> [WHAT THE TASK ASKS]: Using the data below, copy each line that includes the word "this".

Items listed in a dataset

★ ★ ★ ★

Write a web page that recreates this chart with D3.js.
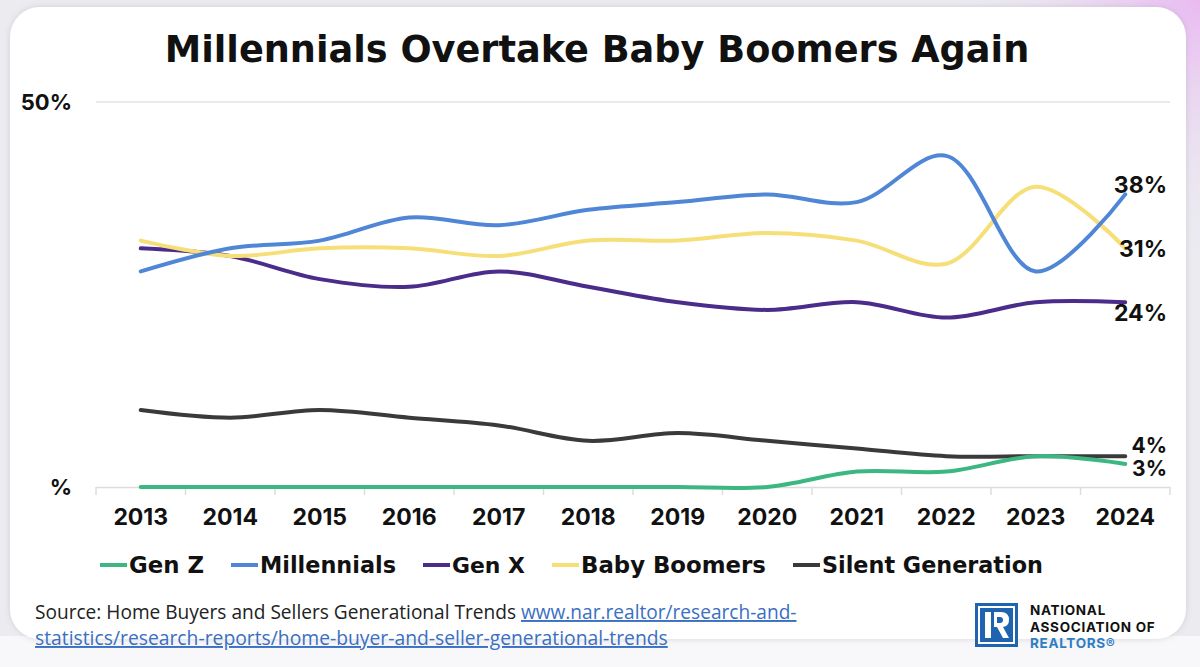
<!DOCTYPE html>
<html>
<head>
<meta charset="utf-8">
<script src="https://cdn.jsdelivr.net/npm/d3@7"></script>
<style>
  html, body { margin: 0; padding: 0; background: #ebebf0; }
  svg { display: block; }
</style>
</head>
<body>
<div id="chart"></div>
<script>
'use strict'

// Data (percent of buyers)
const years = ['2013', '2014', '2015', '2016', '2017', '2018', '2019', '2020', '2021', '2022', '2023', '2024']
const genZ = [0, 0, 0, 0, 0, 0, 0, 0, 2, 2, 4, 3]
const millennials = [28, 31, 32, 35, 34, 36, 37, 38, 37, 43, 28, 38]
const genX = [31, 30, 27, 26, 28, 26, 24, 23, 24, 22, 24, 24]
const boomers = [32, 30, 31, 31, 30, 32, 32, 33, 32, 29, 39, 31]
const silent = [10, 9, 10, 9, 8, 6, 7, 6, 5, 4, 4, 4]
const seriesNames = ['Gen Z', 'Millennials', 'Gen X', 'Baby Boomers', 'Silent Generation']
const yTickLabels = ['%', '50%']

// scale a text's font size so it spans the given width
function fitWidth(sel, target) {
  const w = sel.node().getComputedTextLength()
  const fs = parseFloat(sel.attr('font-size'))
  sel.attr('font-size', (fs * target) / w)
}

function draw() {
  const colors = {
    'Gen Z': '#3cb782',
    'Millennials': '#4f86d6',
    'Gen X': '#4b2c8a',
    'Baby Boomers': '#f6df78',
    'Silent Generation': '#3a3a3c',
  }
  const values = {
    'Gen Z': genZ,
    'Millennials': millennials,
    'Gen X': genX,
    'Baby Boomers': boomers,
    'Silent Generation': silent,
  }
  // draw order (back to front)
  const order = ['Silent Generation', 'Gen Z', 'Gen X', 'Baby Boomers', 'Millennials']

  const dimensions = {
    width: 1200,
    height: 667,
    plot: { left: 96, right: 1170, top: 102, bottom: 487 },
  }

  const svg = d3
    .select('#chart')
    .append('svg')
    .attr('width', dimensions.width)
    .attr('height', dimensions.height)

  const defs = svg.append('defs')
  const glow = defs
    .append('radialGradient')
    .attr('id', 'glow')
    .attr('cx', 1)
    .attr('cy', 0)
    .attr('r', 0.9)
  glow.append('stop').attr('offset', '0%').attr('stop-color', '#e9b9f2')
  glow.append('stop').attr('offset', '100%').attr('stop-color', '#ebebf0').attr('stop-opacity', 0)

  const shadow = defs.append('filter').attr('id', 'shadow').attr('x', -0.05).attr('y', -0.05).attr('width', 1.1).attr('height', 1.1)
  shadow.append('feDropShadow').attr('dx', 0).attr('dy', 0).attr('stdDeviation', 3).attr('flood-color', '#9a9aa8').attr('flood-opacity', 0.35)

  // Background + card
  svg.append('rect').attr('width', 1200).attr('height', 667).attr('fill', '#ebebf0')
  svg.append('rect').attr('x', 900).attr('y', 0).attr('width', 300).attr('height', 300).attr('fill', 'url(#glow)')
  svg.append('rect').attr('x', 0).attr('y', 636).attr('width', 1200).attr('height', 31).attr('fill', '#f8f8fa')
  svg
    .append('rect')
    .attr('x', 10)
    .attr('y', 7)
    .attr('width', 1176)
    .attr('height', 632)
    .attr('rx', 30)
    .attr('fill', '#ffffff')
    .attr('filter', 'url(#shadow)')

  const boldFont = "'DejaVu Sans', Inter, sans-serif"
  const tickFont = "Inter, 'DejaVu Sans', sans-serif"

  // Title
  const title = svg
    .append('text')
    .attr('x', 597)
    .attr('y', 62)
    .attr('text-anchor', 'middle')
    .attr('font-family', boldFont)
    .attr('font-weight', 700)
    .attr('font-size', 34)
    .attr('fill', '#111')
    .text('Millennials Overtake Baby Boomers Again')
  fitWidth(title, 865)

  // Scales
  const xBand = d3
    .scaleBand()
    .domain(years)
    .range([dimensions.plot.left, dimensions.plot.right])
  const xScale = (year) => xBand(year) + xBand.bandwidth() / 2

  const yScale = d3
    .scaleLinear()
    .domain([0, 50])
    .range([dimensions.plot.bottom, dimensions.plot.top])

  // Gridline at 50%
  svg
    .append('line')
    .attr('x1', dimensions.plot.left)
    .attr('x2', dimensions.plot.right)
    .attr('y1', yScale(50))
    .attr('y2', yScale(50))
    .attr('stroke', '#e3e3e3')
    .attr('stroke-width', 1.5)

  // X axis
  const xAxis = d3.axisBottom(xBand).tickSize(0).tickPadding(22)
  const xAxisGroup = svg
    .append('g')
    .attr('transform', `translate(0, ${yScale(0)})`)
    .call(xAxis)
  xAxisGroup.select('.domain').attr('stroke', '#dcdcdc').attr('stroke-width', 1.5)
  xAxisGroup
    .selectAll('.tick text')
    .attr('font-family', tickFont)
    .attr('font-weight', 700)
    .attr('font-size', 23)
    .attr('fill', '#111')
  xAxisGroup
    .selectAll('.boundary')
    .data(years.concat(['end']))
    .join('line')
    .attr('class', 'boundary')
    .attr('x1', (d, i) => (i < years.length ? xBand(d) : dimensions.plot.right))
    .attr('x2', (d, i) => (i < years.length ? xBand(d) : dimensions.plot.right))
    .attr('y1', 0)
    .attr('y2', 8)
    .attr('stroke', '#dcdcdc')
    .attr('stroke-width', 1.5)

  // Y labels
  svg
    .selectAll('.ylabel')
    .data([0, 50])
    .join('text')
    .attr('class', 'ylabel')
    .attr('x', 72)
    .attr('y', (d) => yScale(d) + 8)
    .attr('text-anchor', 'end')
    .attr('font-family', tickFont)
    .attr('font-weight', 700)
    .attr('font-size', 22)
    .attr('fill', '#111')
    .text((d, i) => yTickLabels[i])

  // Lines
  const line = d3
    .line()
    .x((d, i) => xScale(years[i]))
    .y((d) => yScale(d))
    .curve(d3.curveCatmullRom.alpha(0.5))

  svg
    .append('g')
    .selectAll('path')
    .data(order)
    .join('path')
    .attr('d', (name) => line(values[name]))
    .attr('fill', 'none')
    .attr('stroke', (name) => colors[name])
    .attr('stroke-width', 4)
    .attr('stroke-linecap', 'round')

  // End labels (vertical nudges so they don't collide)
  const endNudge = {
    'Millennials': -1,
    'Baby Boomers': 9,
    'Gen X': 19,
    'Silent Generation': -3,
    'Gen Z': 12,
  }
  const last = years.length - 1
  svg
    .selectAll('.endlabel')
    .data(['Millennials', 'Baby Boomers', 'Gen X', 'Silent Generation', 'Gen Z'])
    .join('text')
    .attr('class', 'endlabel')
    .attr('x', 1167)
    .attr('y', (name) => yScale(values[name][last]) + endNudge[name])
    .attr('text-anchor', 'end')
    .attr('font-family', tickFont)
    .attr('font-weight', 700)
    .attr('font-size', (name) => (values[name][last] < 10 ? 21 : 23))
    .attr('fill', '#111')
    .text((name) => values[name][last] + '%')

  // Legend (text widths as in the picture)
  const legendWidths = [75, 136, 73, 185, 221]
  const legend = svg.append('g').attr('transform', 'translate(100, 565)')
  let cursor = 0
  seriesNames.forEach((name, i) => {
    const item = legend.append('g').attr('transform', `translate(${cursor}, 0)`)
    item
      .append('line')
      .attr('x1', 0)
      .attr('x2', 27)
      .attr('y1', 0)
      .attr('y2', 0)
      .attr('stroke', colors[name])
      .attr('stroke-width', 4)
    const label = item
      .append('text')
      .attr('x', 29)
      .attr('y', 8)
      .attr('font-family', boldFont)
      .attr('font-weight', 700)
      .attr('font-size', 21)
      .attr('fill', '#111')
      .text(name)
    fitWidth(label, legendWidths[i])
    cursor += 29 + legendWidths[i] + 27
  })

  // Source
  const sourceFont = "'Open Sans', sans-serif"
  const source = svg
    .append('text')
    .attr('x', 35)
    .attr('y', 619)
    .attr('font-family', sourceFont)
    .attr('font-size', 18)
    .attr('fill', '#222')
  source.append('tspan').text('Source: Home Buyers and Sellers Generational Trends ')
  source
    .append('tspan')
    .attr('fill', '#3a6fc2')
    .attr('text-decoration', 'underline')
    .text('www.nar.realtor/research-and-')
  fitWidth(source, 762)
  const source2 = svg
    .append('text')
    .attr('x', 35)
    .attr('y', 645)
    .attr('font-family', sourceFont)
    .attr('font-size', 18)
    .attr('fill', '#3a6fc2')
    .attr('text-decoration', 'underline')
    .text('statistics/research-reports/home-buyer-and-seller-generational-trends')
  fitWidth(source2, 633)

  // NAR logo
  const logo = svg.append('g').attr('transform', 'translate(975, 603)')
  logo.append('rect').attr('width', 43).attr('height', 44).attr('fill', '#1f64b0')
  logo
    .append('rect')
    .attr('x', 4)
    .attr('y', 4)
    .attr('width', 35)
    .attr('height', 36)
    .attr('fill', 'none')
    .attr('stroke', '#fff')
    .attr('stroke-width', 2)
  logo
    .append('path')
    .attr('d', 'M10 9 H16 V35 H10 Z M19 9 H26 Q34 9 34 17 Q34 23 28 24 L34 35 H28 L22 24 H19 Z')
    .attr('fill', '#fff')
  logo
    .append('path')
    .attr('d', 'M22 14 H25 Q28 14 28 17 Q28 20 25 20 H22 Z')
    .attr('fill', '#1f64b0')
  const logoLines = [
    { text: 'NATIONAL', y: 12, fill: '#111' },
    { text: 'ASSOCIATION OF', y: 28.5, fill: '#111' },
    { text: 'REALTORS®', y: 45, fill: '#2f7dc4' },
  ]
  logo
    .selectAll('.logotext')
    .data(logoLines)
    .join('text')
    .attr('class', 'logotext')
    .attr('x', 55)
    .attr('y', (d) => d.y)
    .attr('font-family', tickFont)
    .attr('font-weight', 700)
    .attr('font-size', 13.5)
    .attr('letter-spacing', 0.7)
    .attr('fill', (d) => d.fill)
    .text((d) => d.text)
}

draw()
</script>
</body>
</html>
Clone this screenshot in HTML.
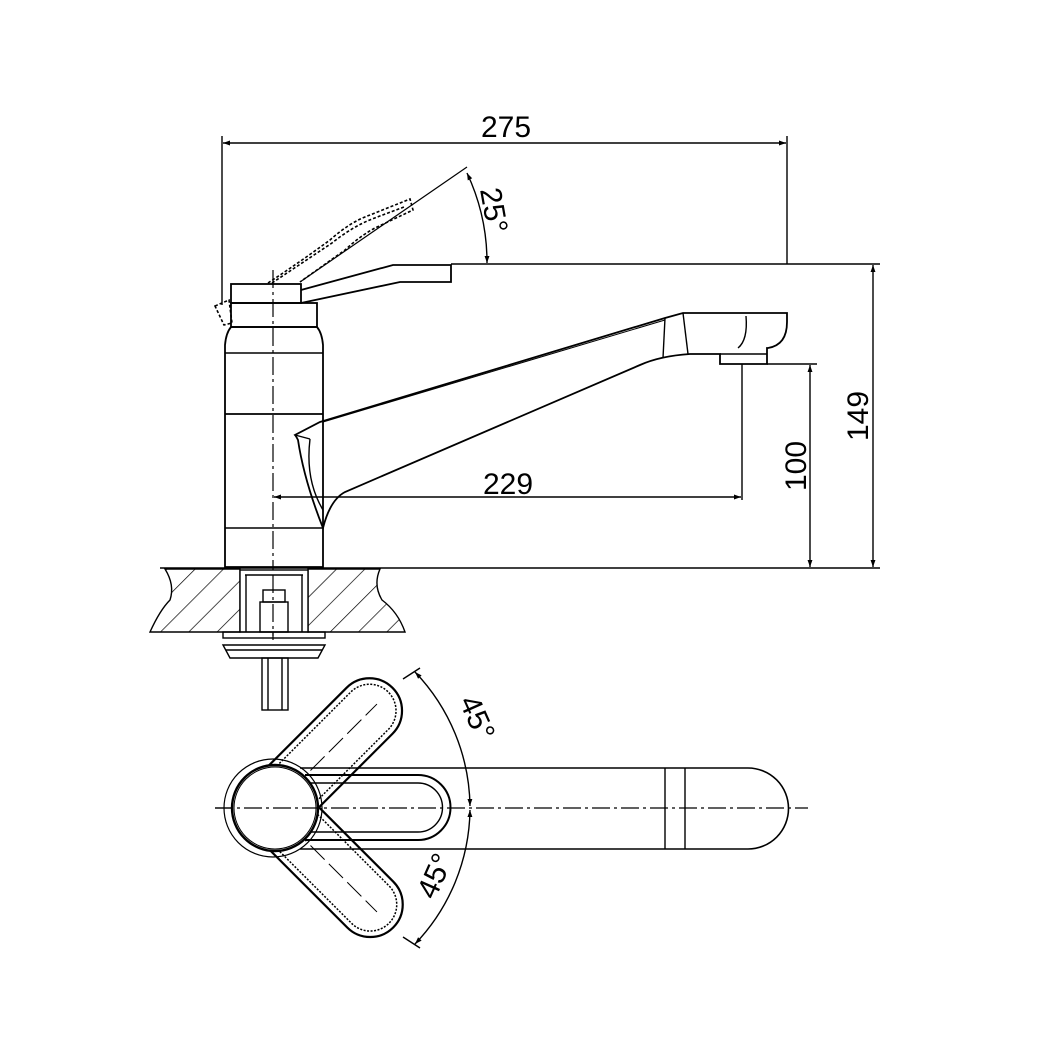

★ ★ ★ ★

> [RESULT OF THE TASK]:
Write a web page that recreates this chart with D3.js.
Clone this screenshot in HTML.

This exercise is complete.